Sperberg-McQueen: Making a Synthesizer Sound like an Oboe

Michael Sperberg-McQueen has an interesting colloquium paper that I just came across, The State of Computing in the Humanities: Making a Synthesizer Sound like an Oboe. There is an interesting section on “Document Geometries” where he describes different ways we represent texts on a computer from linear ways to typed hierarchies (like TEI.)

The entire TEI Guidelines can be summed up in one phrase, which we can imagine directed at producers of commercial text processing software: “Text is not simple.”

The TEI attempts to make text complex — or, more positively, the TEI enables the electronic representation of text to capture more complexity than is otherwise possible.

The TEI makes a few claims of a less vague nature, too.

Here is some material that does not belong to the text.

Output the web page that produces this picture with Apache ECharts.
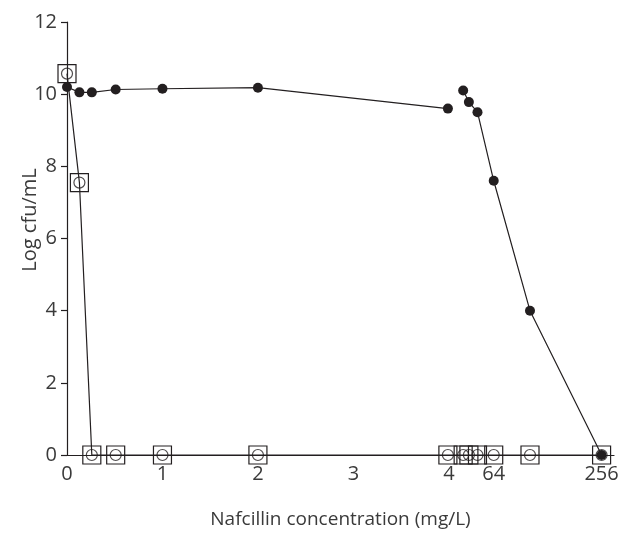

  • Many levels of text, many types of analysis or interpretation, may coexist in scholarship, and thus must be able to coexist in markup.
  • Text varies with its type or genre; for major types the TEI provides distinct base tag sets.
  • Text varies with the reader, the use to which it is put, the application software which must process it; the TEI provides a variety of additional tag sets for these.
  • Text is linear, but not completely.
  • Text is not always in English. It is appalling how many software developers forget this.

None of these claims will surprise any humanist, but some of them may come as a shock to many software developers.

This paper also got me thinking about the obviousness of structure. McQueen criticizes the “tagged linear” geometry (as in COCOA tagged text) thus,

The linear model captures the basic linearity of text; the tagged linear model adds the ability to model, within limits, some non-linear aspects of the text. But it misses another critical characteristic of text. Text has structure, and textual structures can contain other textual structures, which can contain still other structures within themselves. Since as readers we use textual structures to organize text and reduce its apparent complexity, it is a real loss if software is incapable of recognizing structural elements like chapters, sections, and paragraphs and insists instead on presenting text as an undifferentiated mass.

I can’t help asking if text really does have structure or if it is in the eye of the reader. Or perhaps, to be more accurate, if text has structure in the way we mean when we tag text using XML. If I were to naively talk about text structure I would actually be more likely to think of material things like pages, cover, tabs (in files), and so on. I might think of things that visually stand out like sidebars, paragraphs, indentations, coloured text, headings, or page numbers. None of these are really what gets encoded in “structural markup.” Rather what gets encoded is a logic or a structure in the structuralist sense of some underlying “real” structure.

Nonetheless, I think Sperberg-McQueen is onto something about how readers use textual structures and the need to therefore give them similar affordances. I would rephrase the issue as a matter of giving readers affordances with which to manage the complexity and amount of text. A book gives you things like a Table of Contents and Index. An electronic text (or electronic book) doesn’t have to give you exactly the same affordances, but we do need some ways of managing the excess complexity of text. In fact, we should be experimenting with what the computer can do well rather than reimplementing what paper does well. You can’t flip pages on the computer or find a coffee stain near something important, but you can scroll or search for a pattern. The TEI and logical encoding is about introducing computationally useful structure, not reproducing print structures. That’s why pages are so awkward in the TEI.

Update: The original link to the paper doesn’t work now, try this SSOAR Link – they have a PDF. (Thanks to Michael for pointing out the link rot.)

One thought on “Sperberg-McQueen: Making a Synthesizer Sound like an Oboe”

  1. You write “I can’t help asking if text really does have structure or if it is in the eye of the reader.” How do we tell the difference between those two possibilities?